The Fantasy in C is the most important among the very small group of pieces that Schubert composed for violin. Written hastily as a display vehicle for the young Czech virtuoso Joseph Slavik (whom Chopin reportedly dubbed ‘the second Paganini’) and a pianist friend, Carl Maria von Bocklet, the work was less than well received at its debut, perhaps due to its originality and harmonic daring. Over time it has gained more respect, but it remains only intermittently performed. One reason for this may be its difficulty and the unusually wide range of emotional expression it demands. Arranged in seven continuous sections, it begins with murmuring piano figurations underpinning a lyrical melody on the violin leading into a quick, robustly rhythmic episode, tinged with Hungarian exoticism. The centerpiece is a set of variations on the composer’s 1822 song setting of Friedrich Rückert’s poem ‘Sei mir gegrüsst!’ (I greet you!).

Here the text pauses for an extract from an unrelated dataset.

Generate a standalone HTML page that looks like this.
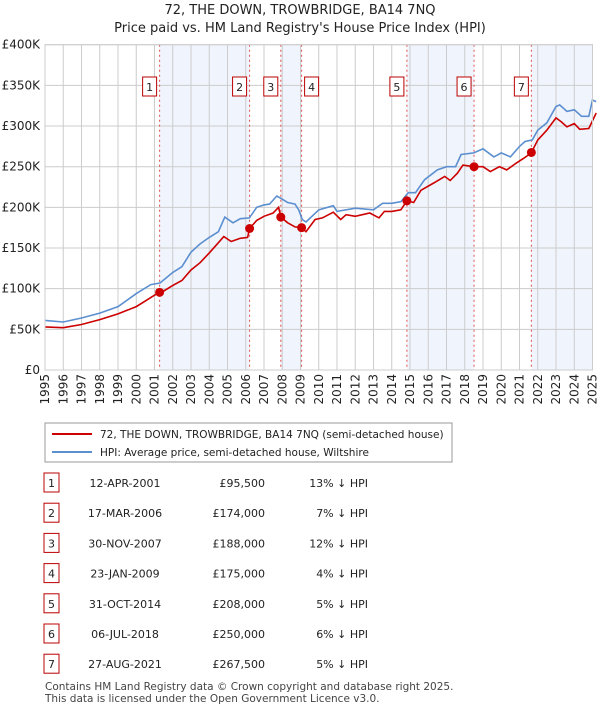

Benjamin Beilman and Chien delivered a perfectly balanced, intimate, and completely captivating rendition.
Bax, Beilman and David Requiro gave a brilliant performance of the B-flat Trio, full of impetus and with great subtlety of detail. The three set off into the first movement with an engaging exuberance and then found an attractive lightness for the opening of the exquisite Andante. After the jovial Scherzo there was a similar delicacy of touch in the Finale. This was a performance full of the charm which informed Schubert’s inspiration.